Today we’ll do a simple two-color stencil. You will need freezer paper, a Pigma pen, fabric, paint, a Styrofoam plate and a stencil brush.
There are many books on stenciling that cover shading, blending, highlighting, gilding and other techniques. These books provide more depth than I can here. If you are interested in those techniques, check out your library or bookstore for those resources.
First, trace your design onto freezer paper with a Pigma pen. I use Pigma pen so I don’t have to worry about my tracing lines bleeding onto my fabric.
Any design can become a stencil, or you can draw your own. Mine came from Moon Night Pattern by Rebecca Carter.
Cut out each section of the stencil using small, sharp scissors.
Adhere the stencil to your fabric with a hot, dry iron. To center the stencil, mark the vertical and horizontal midpoints. Fold the fabric in half vertically and horizontally. Match the fold lines to the stencil marks. Your fabric should be a light color, but it doesn’t have to be white.

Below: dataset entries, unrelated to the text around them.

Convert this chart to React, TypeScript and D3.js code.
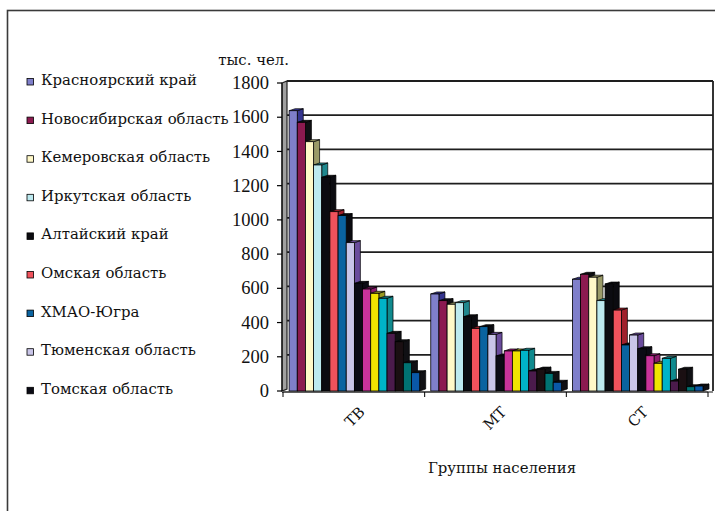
import React from "react";
import * as d3 from "d3";

const groups = ["ТВ", "МТ", "СТ"];
const seriesNames = [
  "Красноярский край",
  "Новосибирская область",
  "Кемеровская область",
  "Иркутская область",
  "Алтайский край",
  "Омская область",
  "ХМАО-Югра",
  "Тюменская область",
  "Томская область",
  "Ряд10",
  "Ряд11",
  "Ряд12",
  "Ряд13",
  "Ряд14",
  "Ряд15",
  "Ряд16",
];
const legendCount = 9;
const valuesTV = [1638, 1570, 1457, 1321, 1249, 1048, 1025, 867, 629, 596, 571, 542, 337, 288, 165, 107];
const valuesMT = [567, 528, 507, 516, 434, 366, 376, 331, 205, 234, 234, 238, 117, 128, 103, 51];
const valuesST = [653, 682, 665, 528, 625, 473, 269, 327, 247, 206, 162, 191, 58, 127, 25, 29];
const yTicks = [0, 200, 400, 600, 800, 1000, 1200, 1400, 1600, 1800];

const frontColors = [
  "#7f7fca", "#8c1a50", "#fff8c8", "#bce9ef", "#0b0b10", "#f0525c", "#0a63a0", "#c9c5e8",
  "#0b0b14", "#c8339a", "#f0e400", "#00b3c8", "#4b1b4c", "#1a0f12", "#007272", "#0a58a8",
];
const sideColors = [
  "#35358f", "#101014", "#9a9a68", "#20888e", "#0b0b10", "#a0202c", "#0b0b10", "#6a4c9c",
  "#0b0b14", "#8a1a6c", "#9a9a20", "#108a8e", "#101014", "#101014", "#101014", "#101014",
];

const cyr: React.CSSProperties = {
  fontFamily: '"DejaVu Serif", serif',
  fontSize: "14.9px",
};
const num: React.CSSProperties = {
  fontFamily: '"Liberation Serif", "Times New Roman", serif',
  fontSize: "18.5px",
};

export default function App() {
  const W = 715, H = 511;
  const data = [valuesTV, valuesMT, valuesST];
  const y = d3.scaleLinear().domain([0, 1800]).range([391, 83]);
  const x0 = d3.scaleBand<string>().domain(groups).range([283, 708]);
  const x1 = d3
    .scaleBand<number>()
    .domain(d3.range(seriesNames.length))
    .range([0, x0.bandwidth()])
    .paddingOuter(0.68)
    .align(0.55);
  const bw = x1.bandwidth();
  const dx = 6, dy = -2;
  const y0 = y(0);
  const wallL = 282, wallR = 287, backR = 713, axisR = 708;

  return (
    <svg width={W} height={H} style={{ position: "absolute", left: 0, top: 0, background: "#fff" }}>
      <rect x={7.5} y={10.5} width={800} height={600} fill="none" stroke="#3a3a3a" strokeWidth={1.6} />

      {yTicks.slice(1, -1).map((t) => (
        <line key={"g" + t} x1={wallR} x2={backR} y1={y(t) + dy} y2={y(t) + dy} stroke="#1e1e1e" strokeWidth={1.8} />
      ))}
      <line x1={wallR} x2={backR} y1={y(1800) + dy} y2={y(1800) + dy} stroke="#1e1e1e" strokeWidth={1.8} />
      <line x1={backR} x2={backR} y1={y(1800) + dy} y2={y0 + dy + 2} stroke="#1e1e1e" strokeWidth={1.8} />
      <polygon
        points={`${wallL},${y(1800)} ${wallR},${y(1800) + dy} ${wallR},${y0 + dy} ${wallL},${y0}`}
        fill="#a0a0a0"
        stroke="#222"
        strokeWidth={1.2}
      />
      <line x1={wallL} x2={backR} y1={y0 + 1} y2={y0 + 1} stroke="#8a8a8a" strokeWidth={2} />

      {groups.map((g, gi) => (
        <g key={g}>
          {data[gi].map((v, i) => {
            const x = (x0(g) as number) + (x1(i) as number);
            const yt = y(v);
            return (
              <g key={i}>
                <polygon
                  points={`${x + bw},${yt} ${x + bw + dx},${yt + dy} ${x + bw + dx},${y0 + dy} ${x + bw},${y0}`}
                  fill={sideColors[i]}
                  stroke="#000"
                  strokeWidth={0.7}
                />
                <polygon
                  points={`${x},${yt} ${x + dx},${yt + dy} ${x + bw + dx},${yt + dy} ${x + bw},${yt}`}
                  fill={sideColors[i]}
                  stroke="#000"
                  strokeWidth={0.7}
                />
                <rect x={x} y={yt} width={bw} height={y0 - yt} fill={frontColors[i]} stroke="#000" strokeWidth={0.8} />
              </g>
            );
          })}
        </g>
      ))}

      <line x1={wallL} x2={wallL} y1={y(1800)} y2={y0} stroke="#000" strokeWidth={1} />
      {yTicks.map((t) => (
        <g key={"t" + t}>
          <line x1={277} x2={wallL} y1={y(t)} y2={y(t)} stroke="#000" strokeWidth={1.2} />
          <text x={269} y={y(t)} dy="0.33em" textAnchor="end" style={num} fill="#111">
            {t}
          </text>
        </g>
      ))}
      <text x={289} y={65} textAnchor="end" style={cyr} fill="#111">
        тыс. чел.
      </text>

      <line x1={wallL} x2={axisR} y1={y0 + 1} y2={y0 + 1} stroke="#333" strokeWidth={1} />
      {[...groups.map((g) => x0(g) as number), axisR].map((xx, i) => (
        <line key={"xt" + i} x1={xx} x2={xx} y1={y0 + 1} y2={y0 + 6} stroke="#000" strokeWidth={1} />
      ))}
      {groups.map((g) => {
        const cx = (x0(g) as number) + x0.bandwidth() / 2 + 4;
        const cy = 405;
        return (
          <text
            key={"xl" + g}
            x={cx}
            y={cy}
            textAnchor="end"
            transform={`rotate(-45 ${cx} ${cy})`}
            style={cyr}
            dy="0.75em"
            fill="#111"
          >
            {g}
          </text>
        );
      })}
      <text x={502} y={473} textAnchor="middle" style={cyr} fill="#111">
        Группы населения
      </text>

      {seriesNames.slice(0, legendCount).map((n, i) => {
        const by = 85 + 38.6 * i;
        return (
          <g key={"l" + i}>
            <rect x={27} y={by - 6.5} width={6.5} height={6.5} fill={frontColors[i]} stroke="#000" strokeWidth={0.8} />
            <text x={41} y={by} style={cyr} fill="#111">
              {n}
            </text>
          </g>
        );
      })}
    </svg>
  );
}
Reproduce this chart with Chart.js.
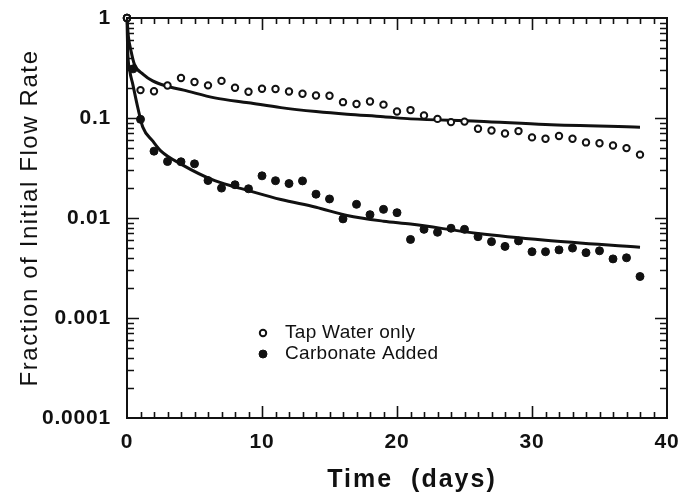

We could get all fancy here with multiple stencils and registration lines, but we won’t. I try not to make things harder than they are. You can see the trunk is very close to the top of the tree. Since I don’t want to get green in the trunk section, I’m covering it with blue painter’s tape. You could also use a sticky note or any other tape that pulls off easily.
Either pin or tape the fabric down to foamcore board, cardboard, etc.
Using a stencil brush, pounce the paint onto the fabric. The key to crisp stencil lines is a well-adhered stencil, dry fabric and a dry brush with just a little paint. I tap my brush out on a Styrofoam plate to minimize the amount of paint on the brush.
You can also use a gentle brushing motion for a different look. A piece of kitchen sponge will work if you don’t have a stencil brush.
Let the paint dry. Remove your masking and move it to the painted area. A few seconds with the hairdryer will dry the paint if you’re in a hurry.
Paint the second color.
Once the paint is dry, remove the masking and the stencil.